• _Task details_: Pick every line from the data that holds the word "diagram".
<<<<
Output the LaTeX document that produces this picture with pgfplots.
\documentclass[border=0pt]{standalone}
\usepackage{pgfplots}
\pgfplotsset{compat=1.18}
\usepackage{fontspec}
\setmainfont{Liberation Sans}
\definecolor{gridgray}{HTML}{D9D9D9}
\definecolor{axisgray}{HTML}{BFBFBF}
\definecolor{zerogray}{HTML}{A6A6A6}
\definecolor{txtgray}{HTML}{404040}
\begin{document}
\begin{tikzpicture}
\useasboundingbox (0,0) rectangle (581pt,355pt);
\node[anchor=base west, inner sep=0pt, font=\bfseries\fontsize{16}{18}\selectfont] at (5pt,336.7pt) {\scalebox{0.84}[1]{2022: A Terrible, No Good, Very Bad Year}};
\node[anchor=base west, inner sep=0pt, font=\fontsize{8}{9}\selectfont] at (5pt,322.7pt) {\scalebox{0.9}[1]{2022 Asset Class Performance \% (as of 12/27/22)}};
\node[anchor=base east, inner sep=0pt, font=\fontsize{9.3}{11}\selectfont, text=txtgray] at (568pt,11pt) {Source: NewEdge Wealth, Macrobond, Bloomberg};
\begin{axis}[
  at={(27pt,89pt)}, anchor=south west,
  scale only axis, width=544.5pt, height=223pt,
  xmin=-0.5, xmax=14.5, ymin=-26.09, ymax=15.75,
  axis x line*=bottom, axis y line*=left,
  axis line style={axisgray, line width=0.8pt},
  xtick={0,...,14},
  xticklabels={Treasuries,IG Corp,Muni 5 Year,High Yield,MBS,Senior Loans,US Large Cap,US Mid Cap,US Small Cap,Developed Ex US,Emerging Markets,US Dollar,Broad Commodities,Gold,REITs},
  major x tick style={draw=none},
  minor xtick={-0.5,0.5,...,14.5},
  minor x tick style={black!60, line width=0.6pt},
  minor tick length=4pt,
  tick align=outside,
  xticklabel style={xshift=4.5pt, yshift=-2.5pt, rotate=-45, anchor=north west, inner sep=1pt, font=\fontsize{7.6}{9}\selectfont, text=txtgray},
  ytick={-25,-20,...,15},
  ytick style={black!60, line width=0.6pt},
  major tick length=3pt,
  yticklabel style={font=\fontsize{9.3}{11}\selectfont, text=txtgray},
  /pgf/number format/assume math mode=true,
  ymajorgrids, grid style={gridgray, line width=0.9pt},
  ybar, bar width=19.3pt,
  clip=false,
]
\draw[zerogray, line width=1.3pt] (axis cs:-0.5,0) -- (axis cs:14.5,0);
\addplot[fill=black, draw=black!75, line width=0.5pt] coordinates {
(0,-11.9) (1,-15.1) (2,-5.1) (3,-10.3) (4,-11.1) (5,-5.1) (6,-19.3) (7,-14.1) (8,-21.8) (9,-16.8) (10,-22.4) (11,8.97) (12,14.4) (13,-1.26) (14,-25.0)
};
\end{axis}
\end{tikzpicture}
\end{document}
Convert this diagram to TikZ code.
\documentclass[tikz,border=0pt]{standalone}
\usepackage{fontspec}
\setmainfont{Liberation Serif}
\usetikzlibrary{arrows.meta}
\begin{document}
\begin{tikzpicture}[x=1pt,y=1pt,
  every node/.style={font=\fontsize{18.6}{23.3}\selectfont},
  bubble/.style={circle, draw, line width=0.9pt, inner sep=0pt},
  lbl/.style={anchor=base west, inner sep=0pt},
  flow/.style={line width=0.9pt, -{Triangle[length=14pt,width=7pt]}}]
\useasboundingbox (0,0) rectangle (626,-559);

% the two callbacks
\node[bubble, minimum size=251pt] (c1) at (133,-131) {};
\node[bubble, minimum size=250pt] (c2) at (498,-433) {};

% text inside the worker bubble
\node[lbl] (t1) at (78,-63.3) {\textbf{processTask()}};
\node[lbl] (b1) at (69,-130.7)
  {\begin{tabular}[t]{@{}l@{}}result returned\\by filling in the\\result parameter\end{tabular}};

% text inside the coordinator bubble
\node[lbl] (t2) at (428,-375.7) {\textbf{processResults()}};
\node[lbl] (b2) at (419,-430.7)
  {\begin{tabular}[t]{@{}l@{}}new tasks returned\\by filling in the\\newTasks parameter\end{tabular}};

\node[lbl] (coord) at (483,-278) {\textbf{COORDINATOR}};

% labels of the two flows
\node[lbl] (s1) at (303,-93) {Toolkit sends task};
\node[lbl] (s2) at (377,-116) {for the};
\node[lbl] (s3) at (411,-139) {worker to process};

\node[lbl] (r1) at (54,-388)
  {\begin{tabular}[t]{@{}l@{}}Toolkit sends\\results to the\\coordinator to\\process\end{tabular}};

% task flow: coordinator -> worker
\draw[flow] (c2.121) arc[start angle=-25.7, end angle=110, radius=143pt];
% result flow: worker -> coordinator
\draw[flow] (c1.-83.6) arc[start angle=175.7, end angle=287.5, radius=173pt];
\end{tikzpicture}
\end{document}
>>>>
<<<<
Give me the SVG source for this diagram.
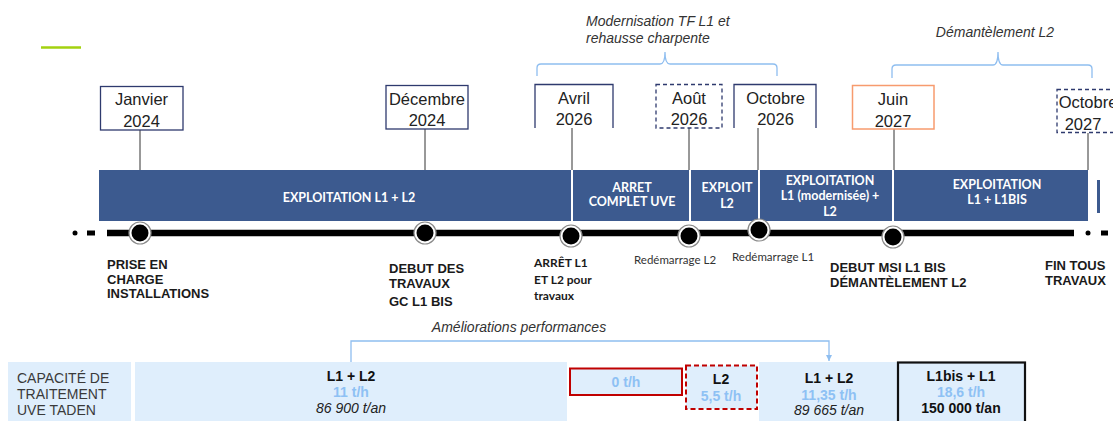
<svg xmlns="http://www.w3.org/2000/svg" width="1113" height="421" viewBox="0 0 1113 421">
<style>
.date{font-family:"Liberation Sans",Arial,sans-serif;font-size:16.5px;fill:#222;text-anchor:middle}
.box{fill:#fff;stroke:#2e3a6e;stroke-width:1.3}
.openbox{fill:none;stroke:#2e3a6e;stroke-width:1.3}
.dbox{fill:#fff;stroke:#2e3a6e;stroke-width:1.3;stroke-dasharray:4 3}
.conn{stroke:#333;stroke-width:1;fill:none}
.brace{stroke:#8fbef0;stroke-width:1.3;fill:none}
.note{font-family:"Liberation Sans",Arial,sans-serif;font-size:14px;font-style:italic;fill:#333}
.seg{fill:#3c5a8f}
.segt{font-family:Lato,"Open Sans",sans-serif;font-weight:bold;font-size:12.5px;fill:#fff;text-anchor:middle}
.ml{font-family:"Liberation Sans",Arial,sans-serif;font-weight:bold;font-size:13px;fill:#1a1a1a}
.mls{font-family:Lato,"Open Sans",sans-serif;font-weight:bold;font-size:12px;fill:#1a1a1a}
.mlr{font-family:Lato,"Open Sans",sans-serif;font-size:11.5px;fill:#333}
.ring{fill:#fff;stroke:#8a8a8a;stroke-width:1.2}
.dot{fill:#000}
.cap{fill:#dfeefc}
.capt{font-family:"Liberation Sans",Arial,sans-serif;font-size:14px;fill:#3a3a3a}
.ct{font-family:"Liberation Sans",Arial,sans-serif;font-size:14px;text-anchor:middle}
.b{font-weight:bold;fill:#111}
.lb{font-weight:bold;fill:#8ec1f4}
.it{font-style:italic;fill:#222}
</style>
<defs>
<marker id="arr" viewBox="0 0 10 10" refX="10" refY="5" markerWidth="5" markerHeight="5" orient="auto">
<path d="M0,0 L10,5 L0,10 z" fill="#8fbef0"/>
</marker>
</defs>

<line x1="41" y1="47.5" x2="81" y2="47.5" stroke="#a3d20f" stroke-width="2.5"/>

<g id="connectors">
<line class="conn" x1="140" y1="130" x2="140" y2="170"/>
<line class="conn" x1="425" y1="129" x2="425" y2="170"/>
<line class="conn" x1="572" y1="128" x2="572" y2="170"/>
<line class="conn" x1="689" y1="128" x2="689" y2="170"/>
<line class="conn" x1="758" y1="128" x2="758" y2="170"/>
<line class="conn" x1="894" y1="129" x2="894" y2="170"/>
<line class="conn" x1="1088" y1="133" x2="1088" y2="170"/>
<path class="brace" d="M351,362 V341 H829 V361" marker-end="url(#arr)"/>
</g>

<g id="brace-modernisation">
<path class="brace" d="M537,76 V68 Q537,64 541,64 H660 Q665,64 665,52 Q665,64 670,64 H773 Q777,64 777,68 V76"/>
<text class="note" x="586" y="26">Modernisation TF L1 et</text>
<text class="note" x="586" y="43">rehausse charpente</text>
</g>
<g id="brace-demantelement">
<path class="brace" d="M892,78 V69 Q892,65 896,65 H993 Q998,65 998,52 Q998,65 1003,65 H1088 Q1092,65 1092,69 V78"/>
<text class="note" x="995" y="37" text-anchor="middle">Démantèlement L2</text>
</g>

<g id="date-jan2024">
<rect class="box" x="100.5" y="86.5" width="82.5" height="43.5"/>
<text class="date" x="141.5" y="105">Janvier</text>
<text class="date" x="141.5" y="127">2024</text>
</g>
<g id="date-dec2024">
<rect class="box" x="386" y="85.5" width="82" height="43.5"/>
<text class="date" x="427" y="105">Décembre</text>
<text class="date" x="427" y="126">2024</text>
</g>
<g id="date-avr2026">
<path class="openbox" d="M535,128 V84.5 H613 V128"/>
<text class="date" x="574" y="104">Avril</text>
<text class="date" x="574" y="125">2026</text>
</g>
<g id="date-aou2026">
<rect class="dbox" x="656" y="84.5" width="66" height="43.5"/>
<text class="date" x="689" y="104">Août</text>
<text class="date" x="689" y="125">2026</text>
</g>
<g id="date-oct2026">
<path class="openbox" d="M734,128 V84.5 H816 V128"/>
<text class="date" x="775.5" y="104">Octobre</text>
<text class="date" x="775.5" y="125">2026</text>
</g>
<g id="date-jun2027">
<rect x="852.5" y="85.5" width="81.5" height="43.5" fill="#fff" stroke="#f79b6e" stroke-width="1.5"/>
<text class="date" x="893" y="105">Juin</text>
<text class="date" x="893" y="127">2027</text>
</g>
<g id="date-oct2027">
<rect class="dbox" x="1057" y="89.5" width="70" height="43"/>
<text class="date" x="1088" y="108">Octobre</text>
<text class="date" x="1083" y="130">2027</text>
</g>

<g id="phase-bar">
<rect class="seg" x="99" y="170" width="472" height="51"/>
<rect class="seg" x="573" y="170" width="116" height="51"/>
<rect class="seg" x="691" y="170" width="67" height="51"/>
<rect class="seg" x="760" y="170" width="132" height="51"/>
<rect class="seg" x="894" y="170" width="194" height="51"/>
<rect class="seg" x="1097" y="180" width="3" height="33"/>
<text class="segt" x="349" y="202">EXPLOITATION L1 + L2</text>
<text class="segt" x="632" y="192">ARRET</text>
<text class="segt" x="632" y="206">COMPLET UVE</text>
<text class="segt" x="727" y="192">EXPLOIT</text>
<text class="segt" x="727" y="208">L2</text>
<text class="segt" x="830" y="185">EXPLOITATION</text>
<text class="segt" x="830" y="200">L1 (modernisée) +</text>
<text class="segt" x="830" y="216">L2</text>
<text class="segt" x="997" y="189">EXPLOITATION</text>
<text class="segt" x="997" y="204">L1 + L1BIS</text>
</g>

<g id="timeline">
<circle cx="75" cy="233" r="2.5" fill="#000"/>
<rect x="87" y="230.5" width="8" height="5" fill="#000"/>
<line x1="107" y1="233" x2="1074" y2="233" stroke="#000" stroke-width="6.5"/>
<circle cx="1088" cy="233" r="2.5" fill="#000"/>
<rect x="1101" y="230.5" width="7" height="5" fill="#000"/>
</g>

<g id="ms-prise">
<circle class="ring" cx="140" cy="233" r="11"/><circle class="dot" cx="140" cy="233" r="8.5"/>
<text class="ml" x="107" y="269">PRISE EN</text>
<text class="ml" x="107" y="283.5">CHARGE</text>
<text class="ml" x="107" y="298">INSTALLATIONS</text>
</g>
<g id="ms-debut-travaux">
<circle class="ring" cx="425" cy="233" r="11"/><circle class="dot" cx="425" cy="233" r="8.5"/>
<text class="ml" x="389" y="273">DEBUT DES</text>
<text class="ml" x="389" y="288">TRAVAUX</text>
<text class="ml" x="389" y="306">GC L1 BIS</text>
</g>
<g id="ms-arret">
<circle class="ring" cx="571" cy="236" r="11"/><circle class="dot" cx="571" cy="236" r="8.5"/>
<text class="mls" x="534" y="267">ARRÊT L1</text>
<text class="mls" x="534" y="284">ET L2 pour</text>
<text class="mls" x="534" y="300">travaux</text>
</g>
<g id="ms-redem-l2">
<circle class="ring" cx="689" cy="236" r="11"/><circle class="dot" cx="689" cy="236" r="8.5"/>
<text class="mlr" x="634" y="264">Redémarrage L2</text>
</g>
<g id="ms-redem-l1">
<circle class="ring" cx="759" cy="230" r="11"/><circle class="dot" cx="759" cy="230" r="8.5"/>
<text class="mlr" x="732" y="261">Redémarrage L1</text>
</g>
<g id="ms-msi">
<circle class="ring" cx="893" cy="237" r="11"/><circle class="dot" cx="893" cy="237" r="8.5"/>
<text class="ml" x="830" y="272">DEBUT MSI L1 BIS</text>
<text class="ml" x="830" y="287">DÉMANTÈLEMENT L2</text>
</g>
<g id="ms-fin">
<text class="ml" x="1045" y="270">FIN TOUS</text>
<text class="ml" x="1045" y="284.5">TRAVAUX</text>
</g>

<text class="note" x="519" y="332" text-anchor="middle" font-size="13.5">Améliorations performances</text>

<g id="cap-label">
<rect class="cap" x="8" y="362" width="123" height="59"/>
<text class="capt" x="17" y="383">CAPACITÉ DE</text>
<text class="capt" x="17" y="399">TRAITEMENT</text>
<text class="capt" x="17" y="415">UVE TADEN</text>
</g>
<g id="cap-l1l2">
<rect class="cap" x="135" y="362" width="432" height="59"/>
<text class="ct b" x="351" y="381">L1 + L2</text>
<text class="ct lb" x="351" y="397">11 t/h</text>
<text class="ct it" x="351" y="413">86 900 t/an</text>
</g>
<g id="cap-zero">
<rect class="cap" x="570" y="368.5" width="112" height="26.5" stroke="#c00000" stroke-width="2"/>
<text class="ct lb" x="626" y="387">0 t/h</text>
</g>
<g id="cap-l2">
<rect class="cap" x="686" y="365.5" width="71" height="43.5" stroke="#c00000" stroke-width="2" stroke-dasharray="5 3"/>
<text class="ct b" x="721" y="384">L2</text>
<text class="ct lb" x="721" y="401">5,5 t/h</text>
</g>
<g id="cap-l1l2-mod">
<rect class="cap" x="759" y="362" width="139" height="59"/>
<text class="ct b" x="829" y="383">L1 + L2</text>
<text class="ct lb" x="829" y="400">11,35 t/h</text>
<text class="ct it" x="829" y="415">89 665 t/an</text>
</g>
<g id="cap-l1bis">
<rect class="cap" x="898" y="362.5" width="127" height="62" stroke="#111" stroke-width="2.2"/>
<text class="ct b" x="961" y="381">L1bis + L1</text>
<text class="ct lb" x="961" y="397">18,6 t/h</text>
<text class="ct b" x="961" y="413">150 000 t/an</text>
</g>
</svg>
>>>>
<<<<
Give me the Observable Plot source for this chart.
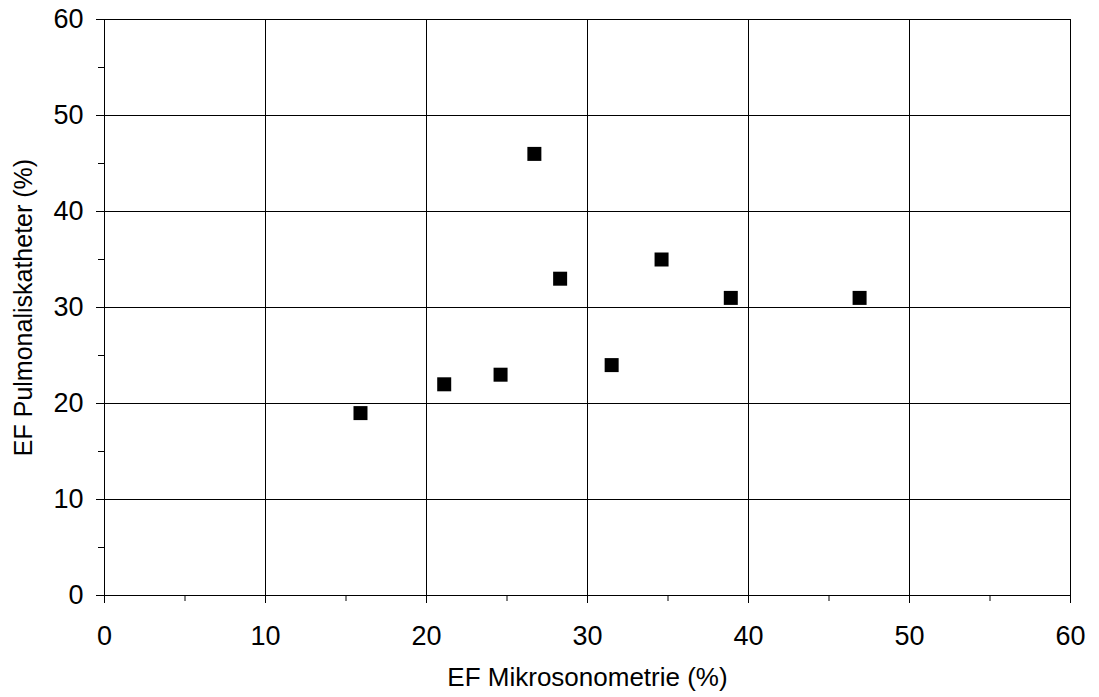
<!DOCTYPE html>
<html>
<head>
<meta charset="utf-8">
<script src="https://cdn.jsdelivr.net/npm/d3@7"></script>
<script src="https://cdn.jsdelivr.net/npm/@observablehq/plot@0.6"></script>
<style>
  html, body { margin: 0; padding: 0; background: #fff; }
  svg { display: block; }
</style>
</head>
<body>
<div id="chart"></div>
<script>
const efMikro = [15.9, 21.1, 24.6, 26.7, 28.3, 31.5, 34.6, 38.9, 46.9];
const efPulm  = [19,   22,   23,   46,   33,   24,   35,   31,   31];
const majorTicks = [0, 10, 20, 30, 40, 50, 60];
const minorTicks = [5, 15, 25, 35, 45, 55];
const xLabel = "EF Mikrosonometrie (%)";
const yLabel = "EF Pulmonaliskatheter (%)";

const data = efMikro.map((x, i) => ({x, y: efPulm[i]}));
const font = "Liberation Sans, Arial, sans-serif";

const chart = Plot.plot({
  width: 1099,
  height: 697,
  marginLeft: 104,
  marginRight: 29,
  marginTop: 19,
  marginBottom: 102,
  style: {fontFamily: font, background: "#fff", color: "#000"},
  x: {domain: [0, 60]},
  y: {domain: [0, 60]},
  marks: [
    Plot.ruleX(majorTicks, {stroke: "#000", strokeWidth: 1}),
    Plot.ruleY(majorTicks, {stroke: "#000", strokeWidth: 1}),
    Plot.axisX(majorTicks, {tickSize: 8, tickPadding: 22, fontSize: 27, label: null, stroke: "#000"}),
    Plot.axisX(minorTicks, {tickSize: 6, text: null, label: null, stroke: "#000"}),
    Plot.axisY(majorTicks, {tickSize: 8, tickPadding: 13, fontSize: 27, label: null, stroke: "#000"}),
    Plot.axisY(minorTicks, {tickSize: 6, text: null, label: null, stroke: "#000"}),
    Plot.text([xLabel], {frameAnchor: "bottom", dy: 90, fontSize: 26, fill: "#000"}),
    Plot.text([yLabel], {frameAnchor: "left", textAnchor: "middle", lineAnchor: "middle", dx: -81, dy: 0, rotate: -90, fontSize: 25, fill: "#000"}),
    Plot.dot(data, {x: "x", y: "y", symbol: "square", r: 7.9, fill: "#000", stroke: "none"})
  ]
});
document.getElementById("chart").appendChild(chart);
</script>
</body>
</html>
>>>>
• _Finished task_:
Convert this diagram to TikZ code.
Give me the SVG source for this diagram.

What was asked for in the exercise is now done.